Rapporto Ocse: 17 milioni di disoccupati in più dal 2007
Nei Paesi aderenti all’Organizzazione per la Cooperazione e lo Sviluppo Economico
(Ocse), il tasso di disoccupazione è cresciuto nel primo trimestre del 2010 fino all'8,7%.
Si tratta della percentuale più alta del dopoguerra che, tradotta in numeri, porta
i disoccupati ad un aumento di 17 milioni di persone. E’ quanto emerge dal rapporto
‘Employment outlook 2010’ presentato oggi a Parigi dall’Ocse. “La ripresa – si legge
nel dossier - non sembra essere abbastanza vigorosa per riassorbire rapidamente gli
attuali alti livelli” di disoccupazione. Il tasso di disoccupazione dei Paesi Ocse,
tra cui Stati Uniti, Australia, Italia e Germania, dovrebbe ancora essere “al di sopra
dell'8% alla fine del 2011”. Il tasso di disoccupazione è cresciuto in media del 2,9%
da dicembre 2007 a marzo 2010, ma l’impatto è stato disomogeneo nei diversi Stati.
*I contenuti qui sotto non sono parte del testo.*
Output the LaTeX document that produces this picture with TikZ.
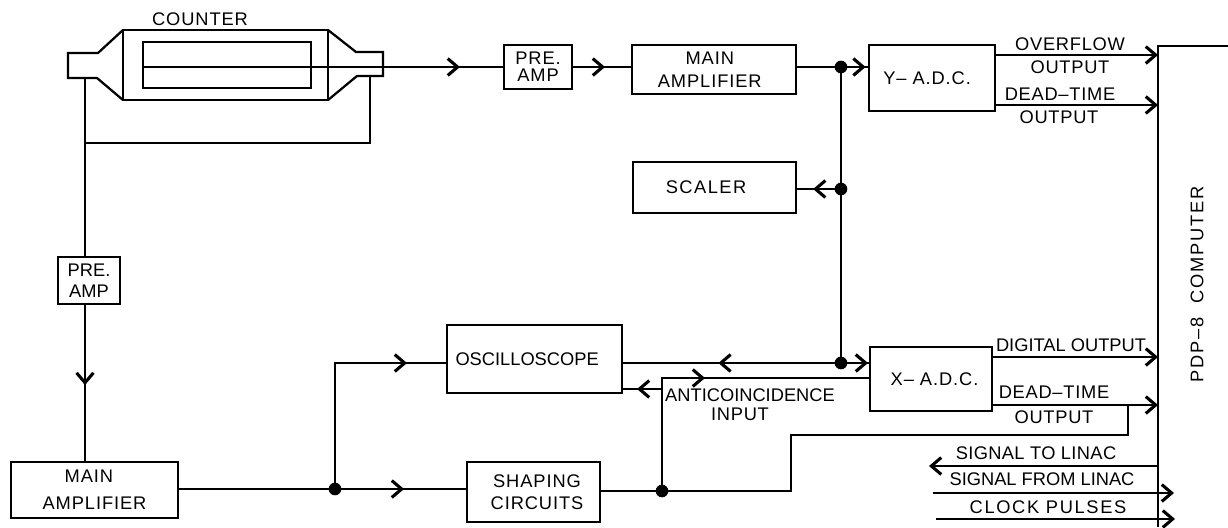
\documentclass[tikz,border=0pt]{standalone}
\usepackage{fontspec}
\setmainfont{Liberation Sans}
\usetikzlibrary{arrows.meta,decorations.markings}
\tikzset{
    txt/.style={font=\fontsize{13}{16}\selectfont, inner sep=0pt, align=center},
    wide/.style={txt, font=\fontsize{13}{16}\selectfont\addfontfeature{LetterSpace=#1}},
    box/.style={wide=5, draw, line width=1.6pt, outer sep=0pt},
    dot/.style={circle, fill=black, inner sep=0pt, minimum size=9pt},
    midtip/.style={postaction={decorate, decoration={markings, mark=at position #1 with {\arrow{>}}}}}
}

\begin{document}
\begin{tikzpicture}[x=0.025cm, y=-0.025cm, line width=1.6pt, line join=miter,
    >={Straight Barb[length=7pt, width=12pt, line width=2.2pt]}]
    \useasboundingbox (0,0) rectangle (1228,527);

    % counter
    \node[box, minimum width=5.125cm, minimum height=1.75cm] (counter) at (225.5,65) {};
    \node[box, minimum width=4.2cm, minimum height=1.15cm] (tube) at (227,65) {};
    \node[wide=5] (counterlabel) at (200,19) {COUNTER};
    \draw (counter.north west) -- (98,53) -- (68,53) -- (68,78) -- (97,78) -- (counter.south west);
    \draw (counter.north east) -- (356,52) -- (383,52) -- (383,76) -- (357,76) -- (counter.south east);

    % boxes
    \node[box, minimum width=1.7cm, minimum height=1.1cm] (preamptop) at (538,67) {PRE.\\[-4pt]AMP};
    \node[box, minimum width=4.1cm, minimum height=1.225cm] (mainamptop) at (714,69.5) {MAIN\hspace*{6pt}\\AMPLIFIER\hspace*{6pt}};
    \node[box, minimum width=3.15cm, minimum height=1.65cm] (yadc) at (932,78) {\raisebox{-3pt}{Y--\ A.D.C.}\hspace*{7pt}};
    \node[box, wide=8, minimum width=4.075cm, minimum height=1.275cm] (scaler) at (714.5,187.5) {SCALER\hspace*{12pt}};
    \node[box, txt, minimum width=4.375cm, minimum height=1.7cm] (osc) at (534.5,359) {\raisebox{-2pt}{OSCILLOSCOPE}\hspace*{10.5pt}};
    \node[box, minimum width=3.325cm, minimum height=1.5cm] (shaping) at (533.5,492) {\hspace*{5pt}SHAPING\\\hspace*{5pt}CIRCUITS};
    \node[box, minimum width=3.05cm, minimum height=1.6cm] (xadc) at (931,379) {\hspace*{5pt}X--\ A.D.C.};
    \node[box, minimum width=4.175cm, minimum height=1.4cm] (mainampleft) at (94.5,490) {MAIN\hspace*{8pt}\\[3pt]AMPLIFIER};
    \node[box, txt, minimum width=1.55cm, minimum height=1.175cm] (preampleft) at (89,280.5) {PRE.\\[-1pt]AMP};

    % junctions
    \node[dot] (jy) at (841,67) {};
    \node[dot] (js) at (841,189) {};
    \node[dot] (jx) at (841,363) {};
    \node[dot] (jm) at (335,489) {};
    \node[dot] (jc) at (662,491) {};
    \coordinate (jb) at (662,389);
    \coordinate (jd) at (1128,405);

    % computer edge
    \coordinate (comptop) at (1158,46);
    \coordinate (compright) at (1228,46);
    \coordinate (compbottom) at (1158,527);
    \draw (compright) -- (comptop) -- (compbottom);
    \node[wide=10, rotate=90] (pdp) at (1197,284) {PDP--8\ \ COMPUTER};

    % upper signal path
    \draw[midtip=0.878] (tube.west |- preamptop) -- (preamptop.west);
    \draw[midtip=0.55] (preamptop.east) -- (mainamptop.west |- preamptop);
    \draw (mainamptop.east |- jy) -- (jy.center);
    \draw[midtip=0.877] (jy.center) -- (yadc.west |- jy);
    \draw (jy.center) -- (jx.center);
    \draw[midtip=0.62] (js.center) -- (scaler.east |- js);

    % guard ring to lower path
    \coordinate (gl) at (85,78);
    \coordinate (gc) at (85,143);
    \coordinate (gr) at (370,143);
    \coordinate (gt) at (370,76);
    \draw (gt) -- (gr) -- (gc);
    \draw (gl) -- (preampleft.north -| gl);
    \draw[midtip=0.513] (preampleft.south -| gl) -- (mainampleft.north -| gl);
    \draw (mainampleft.east |- jm) -- (jm.center);
    \draw[midtip=0.523] (jm.center) -- (shaping.west |- jm);
    \draw[midtip=0.832] (jm.center) |- (osc.west |- jx);
    \draw[midtip=0.56] (jx.center) -- (osc.east |- jx);
    \draw[midtip=0.93] (jx.center) -- (xadc.west |- jx);
    \draw (shaping.east |- jc) -- (jc.center);
    \draw[midtip=0.486] (jc.center) |- (xadc.west |- 0,378);
    \draw[midtip=0.625] (jb) -- (osc.east |- jb);
    \draw (jc.center) -- (791,491) -- (791,435) -- (1128,435) -- (jd);

    % outputs
    \draw[->] (yadc.east |- 0,55) -- (comptop |- 0,55);
    \draw[->] (yadc.east |- 0,105) -- (comptop |- 0,105);
    \draw[->] (xadc.east |- 0,357) -- (comptop |- 0,357);
    \draw[->] (xadc.east |- jd) -- (comptop |- jd);
    \coordinate (toleft) at (929,466);
    \draw[->] (comptop |- toleft) -- (toleft);
    \coordinate (fromleft) at (933,493);
    \coordinate (fromright) at (1174,493);
    \draw[->] (fromleft) -- (fromright);
    \coordinate (clockleft) at (936,519);
    \coordinate (clockright) at (1175,519);
    \draw[->] (clockleft) -- (clockright);

    % labels
    \node[wide=4] (overflow) at (1070,44) {OVERFLOW};
    \node[wide=4] (ovfout) at (1070,67) {OUTPUT};
    \node[wide=4] (deady) at (1060,94) {DEAD--TIME};
    \node[wide=4] (deadyout) at (1059,117) {OUTPUT};
    \node[txt] (digital) at (1071,345) {DIGITAL OUTPUT};
    \node[wide=4] (deadx) at (1054,392) {DEAD--TIME};
    \node[wide=4] (deadxout) at (1054,417) {OUTPUT};
    \node[wide=2] (sigto) at (1036,453) {SIGNAL TO LINAC};
    \node[txt] (sigfrom) at (1042,479) {SIGNAL FROM LINAC};
    \node[wide=9] (clock) at (1048,507) {CLOCK PULSES};
    \node[txt] (anti) at (750,395) {ANTICOINCIDENCE};
    \node[wide=4] (input) at (740,414) {INPUT};
\end{tikzpicture}
\end{document}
Agli aumenti considerevoli di Irlanda (+8%) e Spagna (+10%), si contrappongono gli
incrementi inferiori di Germania, Austria, Belgio, Norvegia e Polonia. La perdita
di posti di lavoro, rileva ancora l’Ocse, è stata “sproporzionatamente ampia per alcuni
tipi di impiego e settori”. Tra questi vengono indicati “l’edilizia, i lavoratori
a termine e quelli con competenze basse, i giovani”. Inoltre, cosa “inusuale”, “l'occupazione
è diminuita più tra gli uomini che tra le donne, probabilmente a causa della natura
settoriale della recessione”. Si è dimostrata poi “molto ampia” la differenza nel
rischio di perdere il lavoro tra assunti a tempo determinato e indeterminato, mentre
“l'occupazione per gli autonomi è calata quasi quanto quella dei dipendenti”. Presentando
il rapporto il segretario generale dell’Ocse, Angel Gurria, ha dichiarato infine che
la priorità per i governi è “di creare nuovi posti di lavoro”. “Ridurre la disoccupazione
e il deficit pubblico allo stesso tempo - ha aggiunto - è una sfida notevole ma deve
essere affrontata fin da ora”. “Nonostante i segni di ripresa nella maggior parte
dei Paesi – ha concluso Angel Gurria - rimane il rischio che milioni di persone possano
perdere contatto con il mondo del lavoro”. (A.L.)